--- START OF Material to process ---
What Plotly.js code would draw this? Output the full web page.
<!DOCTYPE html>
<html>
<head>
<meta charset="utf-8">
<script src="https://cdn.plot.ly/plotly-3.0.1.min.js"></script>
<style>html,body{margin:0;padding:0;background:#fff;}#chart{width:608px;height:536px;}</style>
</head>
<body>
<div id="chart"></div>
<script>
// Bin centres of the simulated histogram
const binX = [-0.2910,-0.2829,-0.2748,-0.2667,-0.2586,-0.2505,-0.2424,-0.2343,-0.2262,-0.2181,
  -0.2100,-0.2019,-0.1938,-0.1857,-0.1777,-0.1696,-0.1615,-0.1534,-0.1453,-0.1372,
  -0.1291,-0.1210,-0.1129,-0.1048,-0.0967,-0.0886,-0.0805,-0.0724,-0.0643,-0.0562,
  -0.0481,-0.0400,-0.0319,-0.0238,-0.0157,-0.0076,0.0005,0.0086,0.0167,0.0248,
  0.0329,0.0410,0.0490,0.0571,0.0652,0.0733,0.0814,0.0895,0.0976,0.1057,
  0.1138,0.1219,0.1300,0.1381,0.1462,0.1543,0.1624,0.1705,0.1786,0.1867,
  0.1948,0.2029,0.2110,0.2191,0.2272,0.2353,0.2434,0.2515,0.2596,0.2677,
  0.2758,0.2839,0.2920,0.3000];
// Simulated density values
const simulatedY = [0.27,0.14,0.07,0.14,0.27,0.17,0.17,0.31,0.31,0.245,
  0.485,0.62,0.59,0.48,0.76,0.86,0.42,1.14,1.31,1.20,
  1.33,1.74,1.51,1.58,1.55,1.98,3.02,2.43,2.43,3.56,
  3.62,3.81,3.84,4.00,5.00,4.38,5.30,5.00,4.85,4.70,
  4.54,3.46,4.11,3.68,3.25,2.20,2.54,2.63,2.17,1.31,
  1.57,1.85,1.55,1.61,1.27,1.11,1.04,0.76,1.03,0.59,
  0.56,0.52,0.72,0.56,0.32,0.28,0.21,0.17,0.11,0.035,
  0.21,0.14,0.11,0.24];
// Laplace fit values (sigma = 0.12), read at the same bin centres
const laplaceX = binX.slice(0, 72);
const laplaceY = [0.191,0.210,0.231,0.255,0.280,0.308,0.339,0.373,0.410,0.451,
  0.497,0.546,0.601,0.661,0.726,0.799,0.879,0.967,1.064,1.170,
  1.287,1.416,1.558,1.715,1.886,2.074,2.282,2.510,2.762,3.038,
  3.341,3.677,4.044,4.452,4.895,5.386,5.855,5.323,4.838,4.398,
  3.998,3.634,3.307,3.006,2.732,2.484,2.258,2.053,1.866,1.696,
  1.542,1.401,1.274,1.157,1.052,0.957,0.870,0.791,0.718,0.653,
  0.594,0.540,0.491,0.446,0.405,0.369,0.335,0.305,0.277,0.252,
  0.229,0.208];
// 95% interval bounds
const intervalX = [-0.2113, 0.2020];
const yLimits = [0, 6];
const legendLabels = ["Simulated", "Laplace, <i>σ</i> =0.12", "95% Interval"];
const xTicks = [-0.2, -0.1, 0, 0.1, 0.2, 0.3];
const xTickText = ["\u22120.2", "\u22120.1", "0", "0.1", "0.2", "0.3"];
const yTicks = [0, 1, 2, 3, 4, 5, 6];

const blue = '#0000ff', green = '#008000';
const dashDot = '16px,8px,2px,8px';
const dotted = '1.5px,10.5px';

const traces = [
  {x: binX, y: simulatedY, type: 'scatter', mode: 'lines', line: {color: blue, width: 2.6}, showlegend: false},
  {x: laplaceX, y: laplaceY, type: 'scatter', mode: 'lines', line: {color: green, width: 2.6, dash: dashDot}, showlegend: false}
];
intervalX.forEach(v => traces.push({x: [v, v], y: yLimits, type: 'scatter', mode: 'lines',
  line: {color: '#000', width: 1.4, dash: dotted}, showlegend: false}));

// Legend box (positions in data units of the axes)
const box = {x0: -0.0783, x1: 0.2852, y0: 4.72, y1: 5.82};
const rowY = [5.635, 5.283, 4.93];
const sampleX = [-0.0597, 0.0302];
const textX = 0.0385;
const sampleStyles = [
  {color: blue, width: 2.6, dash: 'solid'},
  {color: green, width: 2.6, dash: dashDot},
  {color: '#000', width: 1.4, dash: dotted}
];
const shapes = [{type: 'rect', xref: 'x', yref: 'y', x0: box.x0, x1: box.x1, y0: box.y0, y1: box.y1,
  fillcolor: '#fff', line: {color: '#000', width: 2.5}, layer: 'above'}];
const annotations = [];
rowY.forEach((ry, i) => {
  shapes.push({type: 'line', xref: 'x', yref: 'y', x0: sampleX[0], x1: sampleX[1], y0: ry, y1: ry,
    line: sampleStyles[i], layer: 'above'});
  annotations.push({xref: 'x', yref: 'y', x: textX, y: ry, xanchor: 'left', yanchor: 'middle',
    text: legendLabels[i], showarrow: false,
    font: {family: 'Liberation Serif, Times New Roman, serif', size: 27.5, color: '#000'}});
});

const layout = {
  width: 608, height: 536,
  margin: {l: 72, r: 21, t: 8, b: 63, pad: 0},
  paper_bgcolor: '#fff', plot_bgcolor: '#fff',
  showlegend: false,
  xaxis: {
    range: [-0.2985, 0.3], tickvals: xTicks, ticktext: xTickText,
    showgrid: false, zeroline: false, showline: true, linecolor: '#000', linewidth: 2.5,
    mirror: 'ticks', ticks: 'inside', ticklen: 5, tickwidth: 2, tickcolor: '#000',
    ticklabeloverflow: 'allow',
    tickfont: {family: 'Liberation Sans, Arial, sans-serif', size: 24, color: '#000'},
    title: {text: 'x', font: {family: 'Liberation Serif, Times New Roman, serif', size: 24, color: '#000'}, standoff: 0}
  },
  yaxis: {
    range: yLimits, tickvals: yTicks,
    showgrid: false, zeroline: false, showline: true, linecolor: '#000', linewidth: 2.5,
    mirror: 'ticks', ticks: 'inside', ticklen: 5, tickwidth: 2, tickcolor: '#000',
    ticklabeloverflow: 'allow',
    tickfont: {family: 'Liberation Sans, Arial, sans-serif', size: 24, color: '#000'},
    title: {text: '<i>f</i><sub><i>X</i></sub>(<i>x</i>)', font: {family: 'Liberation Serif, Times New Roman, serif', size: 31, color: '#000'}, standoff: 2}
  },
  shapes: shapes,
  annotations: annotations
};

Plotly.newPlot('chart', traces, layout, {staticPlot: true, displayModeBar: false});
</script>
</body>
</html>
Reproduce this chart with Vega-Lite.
--- END OF Material to process ---
Using the listing above, gather each line that holds the string "this" and copy it.

Solution:
What Plotly.js code would draw this? Output the full web page.
Reproduce this chart with Vega-Lite.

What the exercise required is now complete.